Lewis and his family appeared greatly relieved after the sentence, but he declined comment to the press. His lawyer, Stanley Arkin, said he was “delighted” that the judge didn’t impose any prison time. Federal prosecutors had asked that Lewis be sent to prison, although they didn’t ask for a specific term.
The judge said she decided not to order Lewis or his company to make restitution because there was no way to assess accurately how much, if anything, his actions cost the investing public or individual investors. Lewis and his lawyers have claimed that his actions had no adverse effect on ordinary investors.
Lewis, one of Wall Street’s leading speculators in takeover stocks, decided as a result of his guilty plea to close down his highly profitable company. All of its 44 employees have been or will soon be laid off. Lewis was once a business associate of former stock speculator Ivan F. Boesky, who was sentenced to prison after pleading guilty to one felony securities fraud charge. Lewis also served in the late 1970s as a special adviser to the Securities and Exchange Commission.
Lewis’ company, formed in 1980, used capital provided by Lewis, American Express and several other prominent investors to profit from the stock price fluctuations of companies that were being acquired or undergoing leveraged buyouts.
Earlier this month, the firm formally agreed with the SEC to give up its securities broker-dealer license and set aside $1.15 million to settle SEC administrative charges. Lewis is understood to be negotiating with the SEC on civil charges that the agency may bring against him personally.
In addition to speculating in stocks, Lewis also advised prominent corporate chieftains on mergers, several of which he helped to arrange in exchange for large fees. Among those he advised was a close business associate, James D. Robinson III, chairman of American Express. Lewis was instrumental in arranging American Express’s takeover of the brokerage firm Shearson Loeb Rhoads in 1981, and American Express owned about 20% of Lewis’ firm. According to government documents, American Express’ investment in Lewis’ company totaled $30 million in 1986.
According to the indictment, Lewis arranged with the Los Angeles-based brokerage firm Jefferies & Co. to manipulate upward the price of Fireman’s Fund stock on May 8, 1988, by buying 410,000 shares one day before American Express offered an 8-million-share block of the insurance concern’s stock to the public.
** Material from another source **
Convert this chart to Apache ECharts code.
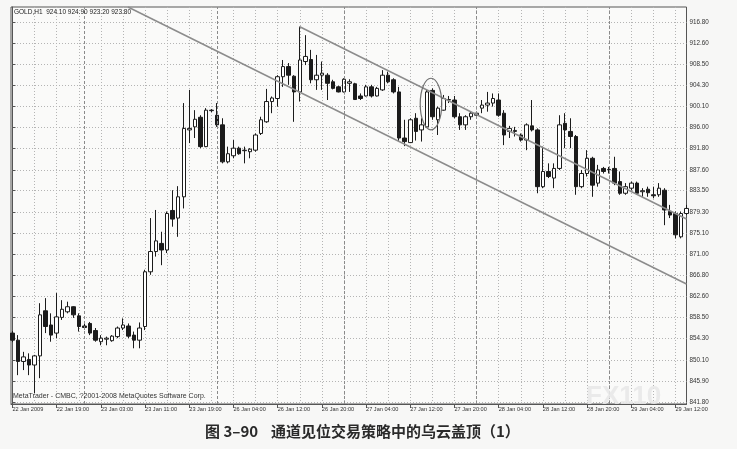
<!DOCTYPE html>
<html><head><meta charset="utf-8">
<script src="https://cdn.jsdelivr.net/npm/echarts@6/dist/echarts.min.js"></script>
<style>html,body{margin:0;padding:0;background:#f7f7f6}#c{width:737px;height:449px}</style>
</head><body><div id="c"></div>
<script>
// ---- data ----
const xLabels = ['22 Jan 2009','22 Jan 19:00','23 Jan 03:00','23 Jan 11:00','23 Jan 19:00','26 Jan 04:00','26 Jan 12:00','26 Jan 20:00','27 Jan 04:00','27 Jan 12:00','27 Jan 20:00','28 Jan 04:00','28 Jan 12:00','28 Jan 20:00','29 Jan 04:00','29 Jan 12:00'];
const xLabelBars = [0,8,16,24,32,40,48,56,64,72,80,88,96,104,112,120];
const xGridBars = [0,4,8,12,16,20,24,28,32,36,40,44,48,52,56,60,64,68,72,76,80,84,88,92,96,100,104,108,112,116,120];
const yTickLabels = ['841.80','845.90','850.10','854.30','858.50','862.60','866.80','871.00','875.10','879.30','883.50','887.60','891.80','896.00','900.10','904.30','908.50','912.60','916.80'];
const daySeparators = [13,37,60,84,108];
// [open, close, low, high]
const candles = [
[855.4,854.0,853.6,855.8],[854.0,849.8,847.1,855.0],[849.8,850.7,848.1,851.7],[850.2,849.1,847.1,851.4],
[849.1,850.9,843.5,851.1],[850.9,859.0,846.5,861.3],[859.8,856.7,855.4,862.3],[857.0,855.0,853.7,859.3],
[855.4,858.6,854.4,863.3],[858.5,860.1,858.0,861.9],[859.6,860.6,859.3,861.6],[860.6,859.0,858.4,860.7],
[858.8,856.7,855.7,859.3],[856.8,856.5,856.1,857.3],[857.3,855.4,855.0,857.6],[855.9,854.0,853.7,856.4],
[853.7,854.4,853.0,855.0],[854.2,854.4,853.0,854.7],[853.9,854.8,853.7,855.0],[854.7,856.4,854.4,856.7],
[856.4,857.0,856.0,858.3],[856.8,854.8,854.4,857.3],[855.0,854.0,852.4,855.7],[854.0,856.4,852.4,857.5],
[856.7,867.5,856.0,867.9],[867.5,871.5,866.9,878.1],[871.5,873.6,870.5,879.7],[873.1,871.8,868.8,875.4],
[871.8,879.0,871.2,879.4],[879.6,877.9,876.4,883.6],[878.1,882.3,874.4,884.4],[882.3,895.8,880.0,900.8],
[895.5,895.8,892.9,903.4],[896.1,897.6,893.9,899.4],[898.0,892.2,891.9,898.4],[892.2,899.4,892.1,899.8],
[899.3,899.4,899.0,899.6],[898.4,896.5,896.1,900.8],[896.5,889.2,888.9,897.8],[889.2,890.8,888.9,892.2],
[890.4,891.9,889.9,893.5],[891.9,890.8,890.6,892.2],[891.4,891.5,888.9,892.2],[891.2,891.7,889.9,891.9],
[891.5,894.5,891.2,894.8],[894.8,897.5,894.5,898.1],[897.1,901.1,896.9,903.6],[901.1,901.8,898.8,902.1],
[901.7,906.0,900.1,906.3],[906.0,908.0,904.0,909.3],[908.0,906.3,904.4,908.7],[906.1,903.0,897.1,906.3],
[903.0,909.3,901.1,915.9],[909.0,910.0,908.3,914.2],[909.4,905.4,904.7,911.3],[905.4,906.3,903.4,910.3],
[906.3,906.7,903.4,909.0],[906.3,904.7,901.4,906.7],[905.0,903.7,903.5,905.4],[904.0,903.0,902.9,904.2],
[903.0,905.5,902.9,905.7],[904.7,905.0,903.0,905.5],[904.6,901.5,901.4,904.8],[902.2,901.7,901.4,902.7],
[902.2,904.0,902.1,904.4],[904.0,902.2,901.9,904.4],[902.2,903.7,902.1,904.0],[903.4,906.3,903.2,907.3],
[906.3,905.0,904.7,907.0],[905.4,903.0,902.7,905.7],[903.0,893.9,893.2,904.0],[893.9,893.2,892.3,897.5],
[893.0,897.5,892.9,897.8],[897.8,895.2,893.4,898.8],[895.5,896.5,893.2,897.8],[896.1,903.0,896.0,903.4],
[903.3,898.1,897.5,903.7],[897.5,899.8,894.5,900.1],[899.4,901.7,899.3,902.4],[901.4,901.5,900.8,902.2],
[901.4,898.1,897.8,902.2],[898.1,896.5,895.5,898.8],[896.5,898.1,895.5,898.4],[898.1,898.8,897.5,899.1],
[898.4,898.8,898.1,899.1],[899.8,900.4,898.8,901.4],[900.4,900.8,899.1,903.0],[900.8,901.7,900.1,902.7],
[901.4,898.4,898.1,902.7],[898.8,894.5,892.5,899.4],[895.2,895.8,893.9,896.3],[895.2,895.4,894.2,896.1],
[894.5,893.5,893.2,894.8],[893.5,896.5,891.5,896.8],[896.3,895.5,895.2,901.4],[895.5,884.3,883.0,895.8],
[884.3,887.3,884.0,892.2],[887.3,886.3,886.0,888.9],[886.0,887.9,884.0,888.9],[887.9,896.5,887.6,898.4],
[896.8,895.5,891.9,898.8],[895.2,894.2,891.9,897.8],[894.2,884.3,882.7,894.5],[884.3,886.9,884.0,887.6],
[886.9,889.9,886.3,891.5],[889.9,884.6,882.3,890.2],[885.0,887.6,884.3,888.6],[887.9,887.3,886.9,888.2],
[887.6,887.7,886.9,888.2],[887.9,885.0,884.6,890.2],[885.3,883.0,882.7,887.3],[883.0,884.3,882.7,885.0],
[884.0,885.0,883.6,885.3],[885.0,883.0,882.7,885.3],[883.3,883.5,882.3,884.0],[883.8,883.1,882.3,884.3],
[882.7,882.5,882.0,884.3],[882.7,884.0,882.3,885.0],[883.6,879.7,876.7,884.0],[879.4,878.7,878.1,880.7],
[879.0,874.8,874.1,879.4],[874.4,879.0,874.1,879.4],[879.0,880.0,878.7,880.7]
];
// trend channel lines: [barIndex, price]
const upperChannel = [[52, 915.87],[122, 877.92]];
const lowerChannel = [[20.9, 919.76],[122, 865.09]];
// highlighted pattern (ellipse) in bars / prices
const ellipseBars = [73.8, 77.7];
const ellipsePrices = [895.5, 905.7];

const headerText = 'GOLD,H1  924.10 924.90 923.20 923.80';
const footerText = 'MetaTrader - CMBC, ?2001-2008 MetaQuotes Software Corp.';
const captionNo = '图 3–90';
const captionText = '通道见位交易策略中的乌云盖顶（1）';

// ---- chart ----
const chart = echarts.init(document.getElementById('c'), null, {renderer: 'canvas'});
const font = 'Liberation Sans, Arial, sans-serif';
const gridDash = {color: '#b4b4b4', type: [1, 2], width: 1};
const yVals = yTickLabels.map(parseFloat);

const option = {
  animation: false,
  backgroundColor: '#f7f7f6',
  grid: {left: 11, top: 7, width: 675.5, height: 397, show: true, borderColor: '#555', borderWidth: 1, backgroundColor: '#fafaf9'},
  xAxis: [{
    type: 'value', min: -0.27, max: 122, position: 'bottom',
    axisLine: {show: true, lineStyle: {color: '#555', width: 1}},
    axisTick: {show: true, customValues: xLabelBars, length: 4, lineStyle: {color: '#555'}},
    axisLabel: {customValues: xLabelBars, align: 'left', margin: 2, fontSize: 5.6, fontFamily: font, color: '#333',
      formatter: v => xLabels[xLabelBars.indexOf(Math.round(v))] || ''},
    splitLine: {show: false}
  }, {
    type: 'value', min: -0.27, max: 122, position: 'top',
    axisLine: {show: false}, axisLabel: {show: false},
    axisTick: {show: false, customValues: xGridBars},
    splitLine: {show: true, lineStyle: gridDash}
  }],
  yAxis: {
    type: 'value', position: 'right', min: 841.405, max: 919.76,
    axisLine: {show: true, lineStyle: {color: '#555', width: 1}},
    axisTick: {show: true, customValues: yVals, length: 3, lineStyle: {color: '#555'}},
    axisLabel: {customValues: yVals, margin: 3, fontSize: 6.3, fontFamily: font, color: '#333',
      formatter: v => yTickLabels[yVals.indexOf(v)] || v.toFixed(2)},
    splitLine: {show: true, lineStyle: gridDash}
  },
  series: [{
    type: 'candlestick',
    xAxisIndex: 0, yAxisIndex: 0,
    data: candles.map((c, i) => [i, c[0], c[1], c[2], c[3]]),
    encode: {x: 0, y: [1, 2, 3, 4]},
    barWidth: 4,
    itemStyle: {color: '#ffffff', color0: '#1b1b1b', borderColor: '#1b1b1b', borderColor0: '#1b1b1b', borderWidth: 1},
    markLine: {
      silent: true, symbol: ['none', 'none'], label: {show: false},
      lineStyle: {color: '#8a8a8a', type: [3, 2], width: 1},
      data: daySeparators.map(v => ({xAxis: v}))
    },
    z: 3
  }, {
    type: 'line', xAxisIndex: 0, yAxisIndex: 0, data: upperChannel, symbol: 'none',
    lineStyle: {color: '#8c8c8c', width: 1.5}, silent: true, z: 4
  }, {
    type: 'line', xAxisIndex: 0, yAxisIndex: 0, data: lowerChannel, symbol: 'none',
    lineStyle: {color: '#8c8c8c', width: 1.5}, silent: true, z: 4
  }]
};
chart.setOption(option);

const pA = chart.convertToPixel({seriesIndex: 0}, [ellipseBars[0], ellipsePrices[1]]);
const pB = chart.convertToPixel({seriesIndex: 0}, [ellipseBars[1], ellipsePrices[0]]);
chart.setOption({
  graphic: [
    {type: 'ellipse', shape: {cx: (pA[0] + pB[0]) / 2, cy: (pA[1] + pB[1]) / 2, rx: Math.abs(pB[0] - pA[0]) / 2, ry: Math.abs(pB[1] - pA[1]) / 2},
     style: {fill: 'none', stroke: '#707070', lineWidth: 1.2}, z: 10},
    {type: 'text', left: 14, top: 9, style: {text: headerText, font: '6.5px ' + font, fill: '#222'}, z: 10},
    {type: 'text', left: 13, top: 393, style: {text: footerText, font: '7px ' + font, fill: '#333'}, z: 10},
    {type: 'text', left: 586, top: 384, style: {text: 'FX110', font: 'bold 26px ' + font, fill: 'rgba(232,232,232,0.9)'}, z: 20},
    {type: 'text', left: 205, top: 424, style: {text: captionNo, font: 'bold 15px "Noto Sans CJK SC", sans-serif', fill: '#2a2a2a'}, z: 10},
    {type: 'text', left: 271, top: 424, style: {text: captionText, font: 'bold 15px "Noto Sans CJK SC", sans-serif', fill: '#2a2a2a'}, z: 10}
  ]
});
</script>
</body></html>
The offering resulted from American Express’ decision to lower its stake in Fireman’s Fund, which was then 41%. The manipulation allegedly saved American Express from substantial losses on the offering.
The indictment didn’t accuse American Express or Robinson of any wrongdoing. Instead, the government charged that Lewis on his own decided to help out a longtime backer and associate.
In documents filed with the court, Lewis’ lawyers claimed that he manipulated the stock in an effort to thwart short sellers who had tried to profit from the stock offering by driving down the price of the stock before the offering was made. The intent of the short sellers was to sell borrowed shares of higher-priced stock before the offering, then profit from the price difference after paying back the stock with lower-priced shares available in the offering. The practice of using short selling in that way to make a profit on a stock offering has since been made illegal.
During the sentencing hearing, Arkin argued that Lewis had acted as a “Lone Ranger,” or like the Clint Eastwood character Dirty Harry, in trying to retaliate against the unfair actions of the short sellers. But the judge called Lewis a “vigilante” and said she wasn’t convinced that his motivation was purely selfless.
Lewis is the son of Salim L. (Cy) Lewis, a Wall Street legend who had transformed Bear, Stearns & Co. into an aggressive Wall Street trading house. In arguing for a lenient sentence, Arkin noted that Sandy Lewis achieved success after overcoming severe emotional disturbances which, during childhood, had necessitated that he be admitted to a special residential school for disturbed children for more than five years. Government documents said that in 1986 Lewis earned more than $16 million from his company.